Marketing strategy necessitates the use of metrics to measure and analyze performance so that marketing strategy can be adjusted to maximize that performance. This week, we’ll be discussing a number of metrics and marketing analytics. Today, Customer Lifetime Value will be discussed and I’ll give step-by-step instructions on completing an analysis of the value your customers contribute to your firm.
What is Customer Lifetime Value? According to Wikipedia, Customer Lifetime Value is:
In marketing, customer lifetime value (CLV), lifetime customer value (LCV), or lifetime value (LTV) and a new concept of “customer life cycle management” is the present value of the future cash flows attributed to the customer relationship. Use of customer lifetime value as a marketing metric tends to place greater emphasis on customer service and long-term customer satisfaction, rather than on maximizing short-term sales.
Customer Lifetime Value recognizes something most business owners have long realized — that not all customers are created equal and that their impact on your firm’s profitability is different across individuals. Customer Lifetime Value (CLV) analysis is very different than recognizing that some consumers are more influential in driving the consumption behavior of other consumers. Customer Lifetime Value assesses differences in the buying behavior of individual consumers.
Some consumers buy more of certain products than other consumers (this underpins the concept of a heavy half or 80/ 20 principle).
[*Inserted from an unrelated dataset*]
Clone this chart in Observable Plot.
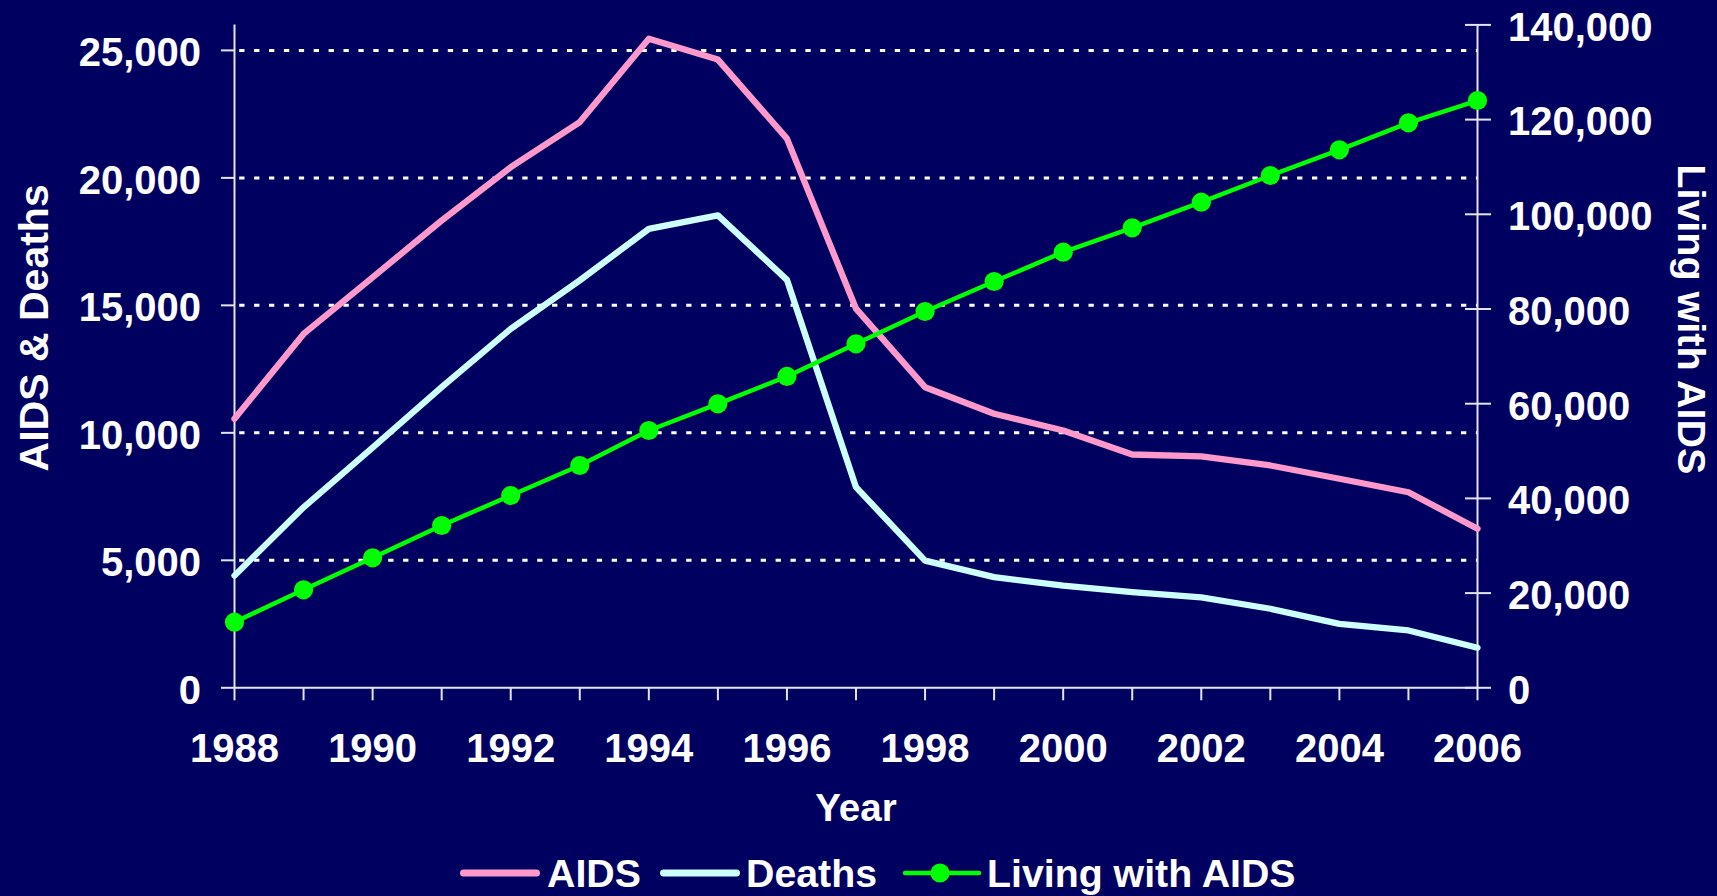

High consumption may be a function of higher need — such that owners of big dogs buy more dog food than owners of small dogs. Sometimes higher consumption is a function of a preference for your products such that a high percentage of their purchases are for your product versus your competitors.
I prefer Hilton Hotels, for instance, especially Embassy Suites Hotels. Hence, nearly all my personal and business reservations are made at this hotel chain. I’m more valuable to the Hilton chain because of this preference than a customer who only chooses their hotel based on convenience or price and only chooses Hilton Hotels occasionally when it meets these goals.
Some consumers cost MORE. Maybe they use more of the amenities than other consumers. Maybe they buy frequently in small quantities (which increases costs) or it takes more to sell them. For instance, one restaurant customer may sit for hours drinking coffee. This reduces profits — as new sales are not taking place from this table — while creating more costs for the coffee consumed and the staff time necessary to serve them.
Collect relevant data.
Customer buying behavior that can be tracked to individual consumers
- Customer Loyalty card data
- Online sales
- Credit card sales
- Hotel registration
- Identify if there are various groups based on their buying behavior
- Others buying data
Cost data that can be tracked to individual customers
- Marketing costs, such as mailing brochures
- Finance costs, such as credit card usage, bad debt collection
- Promotional costs, such as providing rebates, coupons, discounts
- Service costs, such as employee resources for serving customers, answering questions, handling complaints
Retention rate data on how long customers stay with the company. It may be that there are several classes of customers with different retention rates. As a manufacturer, you may find small retail outlets only buy from your company for an average of 3 years, while larger retailers might continue buying from your company for 5 years.
Discount rate – which usually equates to interest rates and is an internally determines desired rate to bring figures down to net present value.
Construct Customer Lifetime Value Table
A great example of a completed Customer Lifetime Value table is available here along with instructions for creating the table. If you have multiple groups you might construct different tables to compare them or set up additional columns within the existing table.
Analyze and Plan
If you look at the table above, there are a number of points that will help you create a marketing strategy that improves your performance. For instance, you see that the customer doesn’t create a net profit for the business until after year 2. This emphasizes the importance of practicing customer relationship management to increase customer retention.
Another thing you might find as you analyze this data is that the groups generate different results. Your marketing strategy should contain strategies to meet the needs of individual consumers. That marketing strategy might be that some groups get fewer marketing costs allocated toward serving them or scale back the cost of ways you meet the needs of groups to maximize the net present value of that group. Some groups may no longer justify your company’s efforts to market to them and may be phased out through attrition.
An important concern is to recognize that not all value of a customer CAN be captured through this analysis. Influence, for instance, is not inherently assessed through this tool, although it can be modified to consider not only individual purchases by groups of consumers but their influence over the buying behavior of others.
A secondary consideration is that some groups of customers may NOT appear to have much value today, but may reflect substantial value in the future — for instance students.